──────── Source data

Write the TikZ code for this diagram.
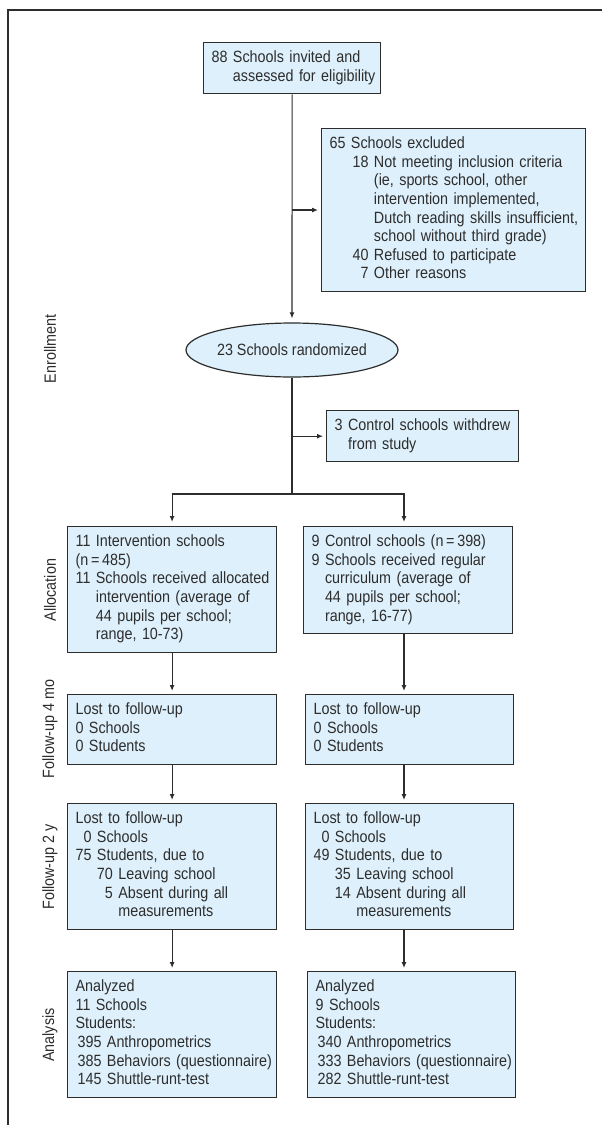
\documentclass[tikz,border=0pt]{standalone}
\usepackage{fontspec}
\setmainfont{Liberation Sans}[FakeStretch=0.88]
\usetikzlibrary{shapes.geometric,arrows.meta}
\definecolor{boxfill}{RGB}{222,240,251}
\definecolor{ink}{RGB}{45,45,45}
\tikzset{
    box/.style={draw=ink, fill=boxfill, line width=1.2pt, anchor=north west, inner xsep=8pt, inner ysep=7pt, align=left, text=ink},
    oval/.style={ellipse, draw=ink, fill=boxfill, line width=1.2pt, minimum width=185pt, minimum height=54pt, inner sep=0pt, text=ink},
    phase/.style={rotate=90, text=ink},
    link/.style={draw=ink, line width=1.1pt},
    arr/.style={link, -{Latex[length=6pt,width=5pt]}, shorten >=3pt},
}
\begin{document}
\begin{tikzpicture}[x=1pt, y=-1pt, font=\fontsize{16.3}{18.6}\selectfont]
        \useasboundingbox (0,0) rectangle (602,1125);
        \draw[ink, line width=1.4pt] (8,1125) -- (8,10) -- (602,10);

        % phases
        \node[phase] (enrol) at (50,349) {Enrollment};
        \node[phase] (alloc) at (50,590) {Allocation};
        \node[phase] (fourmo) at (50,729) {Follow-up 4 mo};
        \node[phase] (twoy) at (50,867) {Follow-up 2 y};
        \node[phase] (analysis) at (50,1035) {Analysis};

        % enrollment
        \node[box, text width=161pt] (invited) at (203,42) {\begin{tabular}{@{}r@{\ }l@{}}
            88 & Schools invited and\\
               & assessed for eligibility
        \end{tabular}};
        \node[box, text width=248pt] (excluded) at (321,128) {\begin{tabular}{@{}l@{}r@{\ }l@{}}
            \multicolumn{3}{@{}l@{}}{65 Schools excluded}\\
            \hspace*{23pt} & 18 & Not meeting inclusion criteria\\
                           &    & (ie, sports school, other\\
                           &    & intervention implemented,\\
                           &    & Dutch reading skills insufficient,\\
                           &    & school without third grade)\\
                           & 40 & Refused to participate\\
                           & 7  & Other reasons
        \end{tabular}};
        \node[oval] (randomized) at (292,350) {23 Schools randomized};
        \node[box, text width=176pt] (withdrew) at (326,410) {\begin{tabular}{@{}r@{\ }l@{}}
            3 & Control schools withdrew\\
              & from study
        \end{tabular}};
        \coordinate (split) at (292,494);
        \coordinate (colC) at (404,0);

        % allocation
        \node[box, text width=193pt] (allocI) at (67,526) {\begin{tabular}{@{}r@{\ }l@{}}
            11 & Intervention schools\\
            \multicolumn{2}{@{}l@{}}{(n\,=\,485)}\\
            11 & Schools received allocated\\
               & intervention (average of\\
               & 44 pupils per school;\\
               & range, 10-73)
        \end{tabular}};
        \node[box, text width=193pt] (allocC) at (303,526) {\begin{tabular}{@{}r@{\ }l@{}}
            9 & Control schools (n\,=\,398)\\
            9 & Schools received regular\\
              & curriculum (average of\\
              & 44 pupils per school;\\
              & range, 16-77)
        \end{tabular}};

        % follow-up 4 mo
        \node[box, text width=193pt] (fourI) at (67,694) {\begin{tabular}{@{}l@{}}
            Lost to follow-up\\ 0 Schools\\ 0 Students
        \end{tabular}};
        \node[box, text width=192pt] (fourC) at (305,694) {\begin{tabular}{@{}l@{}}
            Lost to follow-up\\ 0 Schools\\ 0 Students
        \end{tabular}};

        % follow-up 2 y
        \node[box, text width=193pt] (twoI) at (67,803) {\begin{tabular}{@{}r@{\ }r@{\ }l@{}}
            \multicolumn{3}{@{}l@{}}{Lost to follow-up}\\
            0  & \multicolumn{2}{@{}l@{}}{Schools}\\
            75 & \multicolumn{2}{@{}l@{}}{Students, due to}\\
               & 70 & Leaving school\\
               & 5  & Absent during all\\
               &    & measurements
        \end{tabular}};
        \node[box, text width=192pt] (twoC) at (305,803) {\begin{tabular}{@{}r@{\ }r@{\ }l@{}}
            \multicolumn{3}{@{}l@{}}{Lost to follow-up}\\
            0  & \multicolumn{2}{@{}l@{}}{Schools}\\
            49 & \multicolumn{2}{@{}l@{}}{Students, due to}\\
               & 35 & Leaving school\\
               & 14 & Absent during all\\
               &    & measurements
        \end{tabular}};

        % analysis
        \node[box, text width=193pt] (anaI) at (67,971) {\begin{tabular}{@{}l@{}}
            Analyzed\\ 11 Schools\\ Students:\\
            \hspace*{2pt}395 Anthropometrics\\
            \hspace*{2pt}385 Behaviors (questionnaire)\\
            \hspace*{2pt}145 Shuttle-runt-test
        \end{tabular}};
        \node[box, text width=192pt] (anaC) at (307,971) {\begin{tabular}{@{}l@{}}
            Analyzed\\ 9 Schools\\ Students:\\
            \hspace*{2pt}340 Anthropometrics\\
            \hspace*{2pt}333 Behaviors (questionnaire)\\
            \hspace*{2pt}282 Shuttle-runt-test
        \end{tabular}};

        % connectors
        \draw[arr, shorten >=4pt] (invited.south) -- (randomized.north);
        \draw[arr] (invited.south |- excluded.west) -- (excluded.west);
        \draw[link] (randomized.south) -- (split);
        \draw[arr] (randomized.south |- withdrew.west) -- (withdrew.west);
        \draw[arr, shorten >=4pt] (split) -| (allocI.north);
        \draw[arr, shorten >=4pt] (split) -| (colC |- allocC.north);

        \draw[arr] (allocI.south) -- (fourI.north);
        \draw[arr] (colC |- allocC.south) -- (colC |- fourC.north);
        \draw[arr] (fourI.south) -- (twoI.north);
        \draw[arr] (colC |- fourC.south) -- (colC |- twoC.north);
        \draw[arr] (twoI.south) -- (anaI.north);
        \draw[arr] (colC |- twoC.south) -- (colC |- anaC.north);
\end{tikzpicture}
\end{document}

────────────────

(What you have to do):
Return the material line for line, from its beginning to the line that contains "(analysis) at (50,1035)", with the pictures left out.

(Result of this task):
Write the TikZ code for this diagram.
\documentclass[tikz,border=0pt]{standalone}
\usepackage{fontspec}
\setmainfont{Liberation Sans}[FakeStretch=0.88]
\usetikzlibrary{shapes.geometric,arrows.meta}
\definecolor{boxfill}{RGB}{222,240,251}
\definecolor{ink}{RGB}{45,45,45}
\tikzset{
    box/.style={draw=ink, fill=boxfill, line width=1.2pt, anchor=north west, inner xsep=8pt, inner ysep=7pt, align=left, text=ink},
    oval/.style={ellipse, draw=ink, fill=boxfill, line width=1.2pt, minimum width=185pt, minimum height=54pt, inner sep=0pt, text=ink},
    phase/.style={rotate=90, text=ink},
    link/.style={draw=ink, line width=1.1pt},
    arr/.style={link, -{Latex[length=6pt,width=5pt]}, shorten >=3pt},
}
\begin{document}
\begin{tikzpicture}[x=1pt, y=-1pt, font=\fontsize{16.3}{18.6}\selectfont]
        \useasboundingbox (0,0) rectangle (602,1125);
        \draw[ink, line width=1.4pt] (8,1125) -- (8,10) -- (602,10);

        % phases
        \node[phase] (enrol) at (50,349) {Enrollment};
        \node[phase] (alloc) at (50,590) {Allocation};
        \node[phase] (fourmo) at (50,729) {Follow-up 4 mo};
        \node[phase] (twoy) at (50,867) {Follow-up 2 y};
        \node[phase] (analysis) at (50,1035) {Analysis};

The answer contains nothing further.